Through some sort of miracle gravitational force, the door slid open. The father, surprised, moved on through with his fam with ease to the next car.

The Sun Sets, And We’re a Long Way From Chicago. As the train approached Cumberland, Md., an announcement came over the public address system giving notice that the layover at western Maryland town would be the only chance to catch a smoke break.

Minutes later, Candice came through with a second warning about the smoke break. “Does anyone in this car smoke?”

It was an odd way of giving a second warning. She said it with such blunt force and intensity, as if she were on a doomed aircraft looking for a pilot to save the day and bring the craft back to earth. I think she really needed a smoke break.

Candice made her way through and went further down the car making the smoke break announcement.

“It seems like she’s encouraging it,” one fellow passenger behind me said.

The sun set when we left Cumberland and we were on our way through southwestern Pennsylvania. We lumbered through the hilly countryside and the landscape disappeared into wooded silhouettes. After the train pulled into Pittsburgh at 1:15 a.m., I decided to try to get some sleep. After we left Pittsburgh and made our way across Ohio, the train picked up speed. I vaguely remember pulling through Cleveland. I woke up as the sun was beginning to rise as we neared Sandusky. The train car was slowing awaking.

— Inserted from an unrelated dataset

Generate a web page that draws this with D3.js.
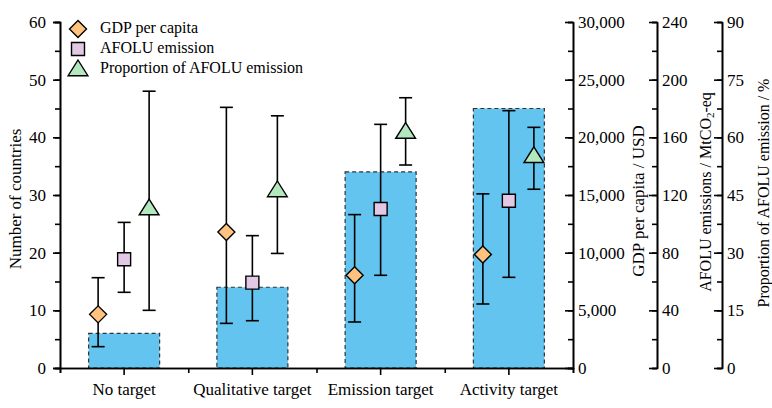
<!DOCTYPE html>
<html><head><meta charset="utf-8">
<script src="https://cdn.jsdelivr.net/npm/d3@7"></script>
<style>body{margin:0;background:#fff}text{font-family:"Liberation Serif","Times New Roman",serif;fill:#000}</style>
</head><body>
<svg id="c" width="772" height="408" font-family="Liberation Serif"></svg>
<script>
const categories = ["No target", "Qualitative target", "Emission target", "Activity target"];
const countries = [6, 14, 34, 45];
const gdpMean = [4650, 11800, 8050, 9850];
const gdpLow = [1850, 3870, 3990, 5550];
const gdpHigh = [7830, 22600, 13300, 15100];
const afoluMean = [75.4, 59.2, 110.3, 116];
const afoluLow = [52.5, 32.8, 64.3, 62.9];
const afoluHigh = [101, 91.8, 169, 178.5];
const propMean = [41.6, 46.3, 61.5, 55.2];
const propLow = [15, 29.8, 52.8, 46.5];
const propHigh = [72, 65.6, 70.3, 62.6];
const leftTicks = [0, 10, 20, 30, 40, 50, 60];
const gdpTicks = [0, 5000, 10000, 15000, 20000, 25000, 30000];
const afoluTicks = [0, 40, 80, 120, 160, 200, 240];
const propTicks = [0, 15, 30, 45, 60, 75, 90];

const svg = d3.select("#c");
const L = 60, R = 573, T = 22, B = 368;
const x = d3.scaleBand().domain(categories).range([L, R]);
const y = d3.scaleLinear().domain([0, 60]).range([B, T]);
const yG = d3.scaleLinear().domain([0, 30000]).range([B, T]);
const yA = d3.scaleLinear().domain([0, 240]).range([B, T]);
const yP = d3.scaleLinear().domain([0, 90]).range([B, T]);
const cx = c => x(c) + x.bandwidth() / 2;
const barW = 71;

// bars
svg.append("g").selectAll("rect").data(categories).join("rect")
  .attr("x", c => cx(c) - barW / 2).attr("width", barW)
  .attr("y", (c, i) => y(countries[i])).attr("height", (c, i) => B - y(countries[i]))
  .attr("fill", "#62C4EF").attr("stroke", "#333").attr("stroke-width", 1.2)
  .attr("stroke-dasharray", "4,3");

// axes
function styleAxis(g, size) {
  g.attr("font-family", "Liberation Serif");
  g.select(".domain").attr("stroke", "#000").attr("stroke-width", 1.6);
  g.selectAll(".tick line").attr("stroke", "#000").attr("stroke-width", 1.6);
  g.selectAll("text").style("font-family", '"Liberation Serif",serif').style("font-size", (size || 17) + "px").attr("fill", "#000");
}
const minor = (max, step) => d3.range(0, max + step / 2, step);

// left
svg.append("g").attr("transform", `translate(${L},0)`)
  .call(d3.axisLeft(y).tickValues(minor(60, 5)).tickSize(5).tickFormat("")).call(styleAxis);
svg.append("g").attr("transform", `translate(${L},0)`)
  .call(d3.axisLeft(y).tickValues(leftTicks).tickSize(7).tickPadding(7)).call(styleAxis);

// bottom
svg.append("g").attr("transform", `translate(0,${B})`)
  .call(d3.axisBottom(d3.scaleLinear().domain([0, 4]).range([L, R])).tickValues([0, 1, 2, 3, 4]).tickSize(5).tickFormat("")).call(styleAxis);
svg.append("g").attr("transform", `translate(0,${B})`)
  .call(d3.axisBottom(x).tickSize(7).tickPadding(8).tickSizeOuter(0)).call(g => styleAxis(g, 17));

// right axes
function rightAxis(xp, scale, ticks, fmt) {
  const step = ticks[1] - ticks[0];
  svg.append("g").attr("transform", `translate(${xp},0)`)
    .call(d3.axisRight(scale).tickValues(minor(ticks[ticks.length - 1], step / 2)).tickSize(-5).tickFormat("")).call(styleAxis);
  svg.append("g").attr("transform", `translate(${xp},0)`)
    .call(d3.axisRight(scale).tickValues(ticks).tickSizeInner(-8).tickSizeOuter(0).tickPadding(5).tickFormat(fmt)).call(styleAxis);
}
rightAxis(R, yG, gdpTicks, d3.format(","));
rightAxis(657, yA, afoluTicks, d3.format("d"));
rightAxis(722, yP, propTicks, d3.format("d"));

// axis titles
function vtitle(xp, yc, txt, size) {
  return svg.append("text").attr("transform", `translate(${xp},${yc}) rotate(-90)`)
    .attr("text-anchor", "middle").attr("dominant-baseline", "middle").style("font-size", size + "px").text(txt);
}
vtitle(17, 199, "Number of countries", 17);
vtitle(640, 201, "GDP per capita / USD", 17);
const t2 = svg.append("text").attr("transform", `translate(707,192) rotate(-90)`)
  .attr("text-anchor", "middle").attr("dominant-baseline", "middle").style("font-size", "16px");
t2.append("tspan").text("AFOLU emissions / MtCO");
t2.append("tspan").text("2").style("font-size", "11px").attr("dy", 4);
t2.append("tspan").text("-eq").attr("dy", -4);
vtitle(765, 193, "Proportion of AFOLU emission / %", 16);

// markers
const diamond = s => `M0,${-s}L${s},0L0,${s}L${-s},0Z`;
const square = s => `M${-s},${-s}H${s}V${s}H${-s}Z`;
const tri = s => `M0,${-s}L${s * 1.1},${s * 0.75}L${-s * 1.1},${s * 0.75}Z`;
const series = [
  {off: -26, sc: yG, m: gdpMean, lo: gdpLow, hi: gdpHigh, path: diamond(8.5), fill: "#FFC27F", name: "GDP per capita"},
  {off: 0, sc: yA, m: afoluMean, lo: afoluLow, hi: afoluHigh, path: square(6.5), fill: "#E3C8E6", name: "AFOLU emission"},
  {off: 25, sc: yP, m: propMean, lo: propLow, hi: propHigh, path: tri(9), fill: "#B3E8BE", name: "Proportion of AFOLU emission"}
];
const cap = 6.5;
series.forEach(s => {
  const g = svg.append("g");
  categories.forEach((c, i) => {
    const px = cx(c) + s.off;
    g.append("line").attr("x1", px).attr("x2", px).attr("y1", s.sc(s.lo[i])).attr("y2", s.sc(s.hi[i])).attr("stroke", "#000").attr("stroke-width", 1.6);
    [s.lo[i], s.hi[i]].forEach(v => g.append("line").attr("x1", px - cap).attr("x2", px + cap).attr("y1", s.sc(v)).attr("y2", s.sc(v)).attr("stroke", "#000").attr("stroke-width", 1.6));
    g.append("path").attr("d", s.path).attr("transform", `translate(${px},${s.sc(s.m[i])})`)
      .attr("fill", s.fill).attr("stroke", "#000").attr("stroke-width", 1.4);
  });
});

// legend
series.forEach((s, i) => {
  const yy = 29 + i * 20;
  svg.append("path").attr("d", s.path).attr("transform", `translate(78,${yy})`)
    .attr("fill", s.fill).attr("stroke", "#000").attr("stroke-width", 1.4);
  svg.append("text").attr("x", 100).attr("y", yy).attr("dominant-baseline", "middle").style("font-size", "16px").text(s.name);
});
</script>
</body></html>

We crossed into Indiana by mid morning. At Elkhart, the largest city adjacent to northern Indiana’s Amish country, a whole crew of Amish boarded looking for a bank of seats. Millie was reading the latest AARP magazine with a chipper cover photo of Cybil Shepard when the sight of suspenders, long beards and bonnets took her eyes off of the magazine. Surely, if anyone would have trouble with the broken door, the technologically deficient Amish would freak out and wouldn’t know what to do.

But their fraternal leader easily slide the door open. And then, it shut on its own, as if the Amish had summoned the hands of the Almighty Savior to push the door shut behind them.

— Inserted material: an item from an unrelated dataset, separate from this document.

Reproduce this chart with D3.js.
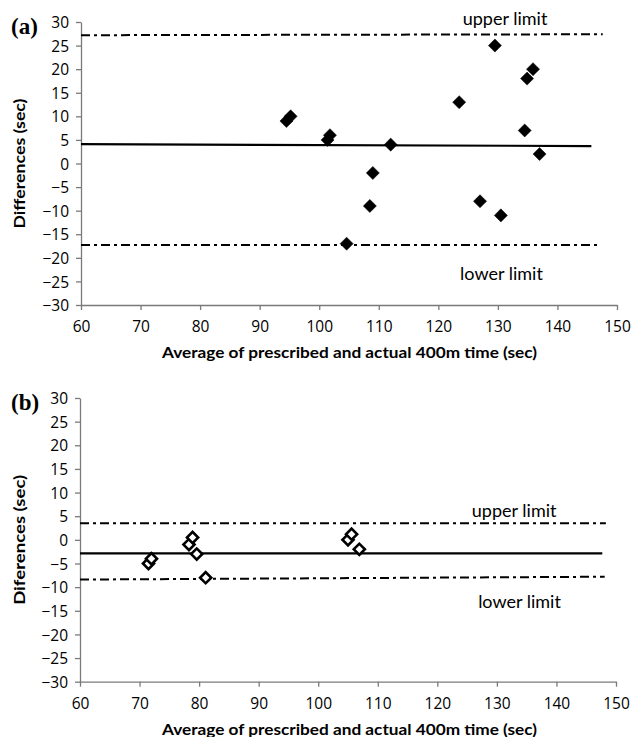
<!DOCTYPE html>
<html>
<head>
<meta charset="utf-8">
<script src="https://cdn.jsdelivr.net/npm/d3@7"></script>
<style>
  body { margin: 0; background: #fff; }
  svg { display: block; }
</style>
</head>
<body>
<svg id="svg"></svg>
<script>
// Global variables
let svg = d3.select("#svg");
const width = 634;
const height = 737;

// Axis ticks shared by both panels
const xTicks = [60, 70, 80, 90, 100, 110, 120, 130, 140, 150];
const yTicks = [-30, -25, -20, -15, -10, -5, 0, 5, 10, 15, 20, 25, 30];

// Panel (a) - filled diamonds
const avgA = [94.5, 95.2, 101.4, 101.8, 104.6, 108.5, 109, 112, 123.5, 127, 129.5, 130.5, 134.5, 134.9, 135.9, 137];
const diffA = [9, 10, 5, 6, -17, -9, -2, 4, 13, -8, 25, -11, 7, 18, 20, 2];
// reference lines of panel (a): [start, end]
const upperXA = [60, 147.6], upperA = [27.2, 27.4];
const meanXA = [60, 145.7], meanA = [4.1, 3.7];
const lowerXA = [60, 147.1], lowerA = [-17.3, -17.3];

// Panel (b) - open diamonds
const avgB = [71.5, 72, 78.3, 78.9, 79.6, 81.1, 105.0, 105.6, 106.9];
const diffB = [-5, -4, -1, 0.5, -3, -8, 0, 1.2, -2];
const upperXB = [60, 148.3], upperB = [3.5, 3.5];
const meanXB = [60, 147.7], meanB = [-2.85, -2.85];
const lowerXB = [60, 148.1], lowerB = [-8.4, -7.8];

const xTitle = "Average of prescribed and actual 400m time (sec)";

svg.attr("width", width).attr("height", height);

const panels = [
    {
        tag: "(a)", yTitle: "Differences (sec)",
        left: 81, right: 617, top: 22, bottom: 305,
        avg: avgA, diff: diffA, filled: true,
        lines: [
            { xs: upperXA, ys: upperA, dash: true },
            { xs: meanXA, ys: meanA, dash: false },
            { xs: lowerXA, ys: lowerA, dash: true }
        ],
        upperText: [131.2, 29.3], lowerText: [130.6, -24.7]
    },
    {
        tag: "(b)", yTitle: "Diferences (sec)",
        left: 80, right: 616, top: 398, bottom: 681.7,
        avg: avgB, diff: diffB, filled: false,
        lines: [
            { xs: upperXB, ys: upperB, dash: true },
            { xs: meanXB, ys: meanB, dash: false },
            { xs: lowerXB, ys: lowerB, dash: true }
        ],
        upperText: [132.9, 4.8], lowerText: [133.8, -14.4]
    }
];

const tickFont = "'Open Sans', Lato, sans-serif";
const textFont = "Lato, 'Open Sans', sans-serif";

function drawPanel(p) {
    let x = d3.scaleLinear().domain([60, 150]).range([p.left, p.right]);
    let y = d3.scaleLinear().domain([-30, 30]).range([p.bottom, p.top]);

    let g = svg.append("g");

    // y axis
    let yAxis = g.append("g")
        .attr("transform", "translate(" + p.left + ",0)")
        .call(d3.axisLeft(y).tickValues(yTicks).tickSize(5).tickSizeOuter(0).tickPadding(7));
    yAxis.selectAll("text")
        .attr("dy", "0.36em")
        .style("font-family", tickFont)
        .style("font-size", "15.5px")
        .attr("fill", "#000");

    // x axis
    let xAxis = g.append("g")
        .attr("transform", "translate(0," + p.bottom + ")")
        .call(d3.axisBottom(x).tickValues(xTicks).tickSize(5).tickSizeOuter(0));
    xAxis.selectAll("text")
        .attr("y", 27).attr("dy", 0)
        .style("font-family", tickFont)
        .style("font-size", "15.5px")
        .attr("fill", "#000");

    g.selectAll(".domain, .tick line").attr("stroke", "#7a7a7a").attr("stroke-width", 1.3);

    // reference lines
    g.selectAll(".ref")
        .data(p.lines)
        .enter()
        .append("line")
        .attr("x1", d => x(d.xs[0]))
        .attr("x2", d => x(d.xs[1]))
        .attr("y1", d => y(d.ys[0]))
        .attr("y2", d => y(d.ys[1]))
        .attr("stroke", "#000")
        .attr("stroke-width", d => d.dash ? 2 : 2.2)
        .attr("stroke-dasharray", d => d.dash ? "9,4,3,4" : null);

    // diamonds
    let sym = d3.symbol().type(d3.symbolSquare).size(p.filled ? 85 : 62);
    g.selectAll(".pt")
        .data(p.avg.map((a, i) => [a, p.diff[i]]))
        .enter()
        .append("path")
        .attr("d", sym)
        .attr("transform", d => "translate(" + x(d[0]) + "," + y(d[1]) + ") rotate(45)")
        .attr("fill", p.filled ? "#000" : "#fff")
        .attr("stroke", "#000")
        .attr("stroke-width", p.filled ? 0.5 : 2.6);

    // limit labels
    g.append("text")
        .attr("x", x(p.upperText[0])).attr("y", y(p.upperText[1]))
        .attr("text-anchor", "middle")
        .style("font-family", textFont)
        .style("font-size", "18px")
        .text("upper limit");
    g.append("text")
        .attr("x", x(p.lowerText[0])).attr("y", y(p.lowerText[1]))
        .attr("text-anchor", "middle")
        .style("font-family", textFont)
        .style("font-size", "18px")
        .text("lower limit");

    // axis titles
    g.append("text")
        .attr("x", 349.5).attr("y", p.bottom + 53)
        .attr("text-anchor", "middle")
        .attr("textLength", 375)
        .attr("lengthAdjust", "spacingAndGlyphs")
        .style("font-family", textFont)
        .style("font-weight", "bold")
        .style("font-size", "16px")
        .text(xTitle);
    g.append("text")
        .attr("transform", "translate(25," + y(0) + ") rotate(-90)")
        .attr("text-anchor", "middle")
        .attr("textLength", 130)
        .attr("lengthAdjust", "spacingAndGlyphs")
        .style("font-family", textFont)
        .style("font-weight", "bold")
        .style("font-size", "16px")
        .text(p.yTitle);

    // panel tag
    g.append("text")
        .attr("x", 11).attr("y", p.top + 12)
        .style("font-family", "'Liberation Serif', 'Times New Roman', serif")
        .style("font-weight", "bold")
        .style("font-size", "23px")
        .text(p.tag);
}

panels.forEach(drawPanel);
</script>
</body>
</html>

Immediately behind them were two women, one with crimped medium-length blond hair, a fluorescent diagonally multi-colored striped shirt and tight jeans. As she shuffled toward the door – she almost shimmied – showing her caboose off to Millie and the rest of the people around me eating a modest breakfast, she hit the door button. And of course, it didn’t open.

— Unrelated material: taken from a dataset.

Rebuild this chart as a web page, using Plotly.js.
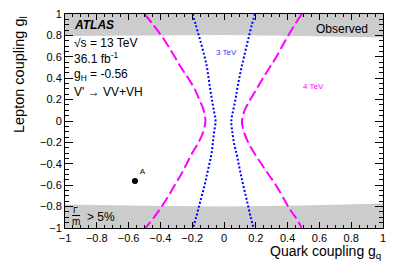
<!DOCTYPE html>
<html>
<head>
<meta charset="utf-8">
<script src="https://cdn.plot.ly/plotly-3.0.1.min.js"></script>
<style>html,body{margin:0;padding:0;background:#fff;}#chart{width:403px;height:273px;}</style>
</head>
<body>
<div id="chart"></div>
<script>
// Excluded regions (Gamma/m > 5%) boundaries
const bandX = [-1, -0.5, 0, 0.5, 1];
const bandTopEdge = [0.795, 0.80, 0.803, 0.795, 0.78];
const bandBottomEdge = [-0.78, -0.793, -0.798, -0.79, -0.772];

// 4 TeV contour (magenta dashed)
const tev4LeftY  = [1.0, 0.9, 0.75, 0.6, 0.5, 0.4, 0.3, 0.2, 0.1, 0.0, -0.1, -0.2, -0.3, -0.4, -0.5, -0.6, -0.75, -0.9, -1.0];
const tev4LeftX  = [-0.50, -0.445, -0.372, -0.31, -0.27, -0.225, -0.185, -0.155, -0.128, -0.117, -0.13, -0.16, -0.20, -0.235, -0.27, -0.31, -0.37, -0.44, -0.494];
const tev4RightY = [1.0, 0.9, 0.75, 0.6, 0.5, 0.4, 0.3, 0.2, 0.1, 0.0, -0.1, -0.2, -0.3, -0.4, -0.5, -0.6, -0.75, -0.83, -0.9, -1.0];
const tev4RightX = [0.49, 0.445, 0.385, 0.33, 0.287, 0.245, 0.205, 0.165, 0.13, 0.113, 0.125, 0.152, 0.19, 0.235, 0.28, 0.327, 0.385, 0.416, 0.45, 0.489];

// 3 TeV contour (blue dotted)
const tev3LeftY  = [1.0, 0.9, 0.75, 0.6, 0.5, 0.4, 0.3, 0.2, 0.1, 0.0, -0.1, -0.2, -0.3, -0.4, -0.5, -0.6, -0.75, -0.9, -1.0];
const tev3LeftX  = [-0.197, -0.178, -0.149, -0.122, -0.107, -0.097, -0.087, -0.076, -0.064, -0.053, -0.062, -0.07, -0.078, -0.092, -0.107, -0.122, -0.149, -0.175, -0.195];
const tev3RightY = [1.0, 0.9, 0.75, 0.6, 0.5, 0.4, 0.3, 0.2, 0.1, 0.0, -0.1, -0.2, -0.3, -0.4, -0.5, -0.6, -0.75, -0.9, -1.0];
const tev3RightX = [0.196, 0.175, 0.15, 0.126, 0.11, 0.096, 0.083, 0.072, 0.058, 0.046, 0.052, 0.062, 0.078, 0.092, 0.106, 0.121, 0.145, 0.168, 0.186];

// Benchmark point A
const pointAX = [-0.56];
const pointAY = [-0.56];
const pointALabel = ['A'];

const font = 'Liberation Sans, Arial, Helvetica, sans-serif';

const topBand = {
  x: bandX.concat(bandX.slice().reverse()),
  y: bandTopEdge.concat(bandX.map(() => 1)),
  type: 'scatter', mode: 'lines', fill: 'toself', fillcolor: '#cccccc',
  line: {width: 0}, hoverinfo: 'skip', showlegend: false
};
const bottomBand = {
  x: bandX.concat(bandX.slice().reverse()),
  y: bandBottomEdge.concat(bandX.map(() => -1)),
  type: 'scatter', mode: 'lines', fill: 'toself', fillcolor: '#cccccc',
  line: {width: 0}, hoverinfo: 'skip', showlegend: false
};

const magLine = {color: '#ff00ff', width: 2, dash: '11px,4px', shape: 'spline'};
const blueLine = {color: '#0000ff', width: 2, dash: '2px,2px', shape: 'spline'};

const traces = [
  topBand, bottomBand,
  {x: tev4LeftX, y: tev4LeftY, type: 'scatter', mode: 'lines', line: magLine, showlegend: false},
  {x: tev4RightX, y: tev4RightY, type: 'scatter', mode: 'lines', line: magLine, showlegend: false},
  {x: tev3LeftX, y: tev3LeftY, type: 'scatter', mode: 'lines', line: blueLine, showlegend: false},
  {x: tev3RightX, y: tev3RightY, type: 'scatter', mode: 'lines', line: blueLine, showlegend: false},
  {x: pointAX, y: pointAY, type: 'scatter', mode: 'markers+text', text: pointALabel,
   textposition: 'top right', textfont: {family: font, size: 8, color: '#000'},
   marker: {color: '#000', size: 6}, showlegend: false}
];

const axisCommon = {
  range: [-1, 1], dtick: 0.2, tick0: -1, ticks: 'inside', tickcolor: '#000',
  showline: true, linecolor: '#000', linewidth: 1, mirror: 'ticks',
  showgrid: false, zeroline: false,
  tickfont: {family: font, size: 11, color: '#000'}
};

const layout = {
  width: 403, height: 273,
  margin: {l: 64.5, r: 20, t: 14, b: 45},
  paper_bgcolor: '#fff', plot_bgcolor: '#fff',
  showlegend: false,
  xaxis: Object.assign({}, axisCommon, {ticklen: 6,
    minor: {dtick: 0.05, tick0: -1, ticks: 'inside', ticklen: 3, tickcolor: '#000', showgrid: false}}),
  yaxis: Object.assign({}, axisCommon, {ticklen: 8,
    minor: {dtick: 0.05, tick0: -1, ticks: 'inside', ticklen: 4, tickcolor: '#000', showgrid: false}}),
  annotations: [
    {xref: 'x', yref: 'y', x: -0.955, y: 0.895, xanchor: 'left', yanchor: 'middle', showarrow: false,
     text: '<b><i>ATLAS</i></b>', font: {family: font, size: 12, color: '#000'}},
    {xref: 'x', yref: 'y', x: -0.955, y: 0.725, xanchor: 'left', yanchor: 'middle', showarrow: false,
     text: '√s = 13 TeV', font: {family: font, size: 12, color: '#000'}},
    {xref: 'x', yref: 'y', x: -0.955, y: 0.585, xanchor: 'left', yanchor: 'middle', showarrow: false,
     text: '36.1 fb<sup>-1</sup>', font: {family: font, size: 12, color: '#000'}},
    {xref: 'x', yref: 'y', x: -0.955, y: 0.43, xanchor: 'left', yanchor: 'middle', showarrow: false,
     text: 'g<sub>H</sub> = -0.56', font: {family: font, size: 12, color: '#000'}},
    {xref: 'x', yref: 'y', x: -0.955, y: 0.27, xanchor: 'left', yanchor: 'middle', showarrow: false,
     text: "V' → VV+VH", font: {family: font, size: 12, color: '#000'}},
    {xref: 'x', yref: 'y', x: 0.918, y: 0.86, xanchor: 'right', yanchor: 'middle', showarrow: false,
     text: 'Observed', font: {family: font, size: 12, color: '#000'}},
    {xref: 'x', yref: 'y', x: 0.014, y: 0.64, xanchor: 'center', yanchor: 'middle', showarrow: false,
     text: '3 TeV', font: {family: font, size: 8, color: '#3333ff'}},
    {xref: 'x', yref: 'y', x: 0.564, y: 0.327, xanchor: 'center', yanchor: 'middle', showarrow: false,
     text: '4 TeV', font: {family: font, size: 8, color: '#ff00ff'}},
    {xref: 'x', yref: 'y', x: -0.931, y: -0.835, xanchor: 'center', yanchor: 'middle', showarrow: false,
     text: 'Γ', font: {family: font, size: 9, color: '#000'}},
    {xref: 'x', yref: 'y', x: -0.931, y: -0.94, xanchor: 'center', yanchor: 'middle', showarrow: false,
     text: 'm', font: {family: font, size: 10, color: '#000'}},
    {xref: 'x', yref: 'y', x: -0.875, y: -0.893, xanchor: 'left', yanchor: 'middle', showarrow: false,
     text: '&gt; 5%', font: {family: font, size: 12, color: '#000'}},
    {xref: 'paper', yref: 'paper', x: 1, y: -0.11, xanchor: 'right', yanchor: 'middle', showarrow: false,
     text: 'Quark coupling g<sub>q</sub>', font: {family: font, size: 14, color: '#000'}},
    {xref: 'paper', yref: 'paper', x: -0.143, y: 1, xanchor: 'center', yanchor: 'top', showarrow: false,
     textangle: -90, text: 'Lepton coupling g<sub>l</sub>', font: {family: font, size: 14.5, color: '#000'}}
  ],
  shapes: [
    {type: 'line', xref: 'x', yref: 'y', x0: -0.955, x1: -0.905, y0: -0.883, y1: -0.883,
     line: {color: '#000', width: 1}}
  ]
};

Plotly.newPlot('chart', traces, layout, {staticPlot: true, displayModeBar: false});
</script>
</body>
</html>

“Omigosh! It won’t open,” she said, turning to her friend.

She tried again. It didn’t open. A moping man, with an extreme buzzcut and bushy mustache followed behind them.

“It must have a bolt on it,” he said. He gave it a whirl and got the door open on his third attempt to slide it.

So it goes, the aura of cross-country train travel has lost its allure. Though I wasn’t necessarily in search of it in the first place, I knew that taking the train would present an interesting journey, despite being tired, groggy and feeling very dirty by the time wee arrived in Chicago.

Oddly enough, when the Capital Limited pulled into Chicago’s Union Station (an hour late, let me note), an aging steam locomotive pulling an historic array of decade’s old railcars with sightseeing passengers on some sort of rail-fan trip was pulling out of the station, destination: nostalgia. Photographers were lined up on a viaduct above the railyard documenting the departure.

As I saw the passengers inside that train pointing and taking pictures (one group even waved at us excitedly), I doubt they realized the journey we just had just completed.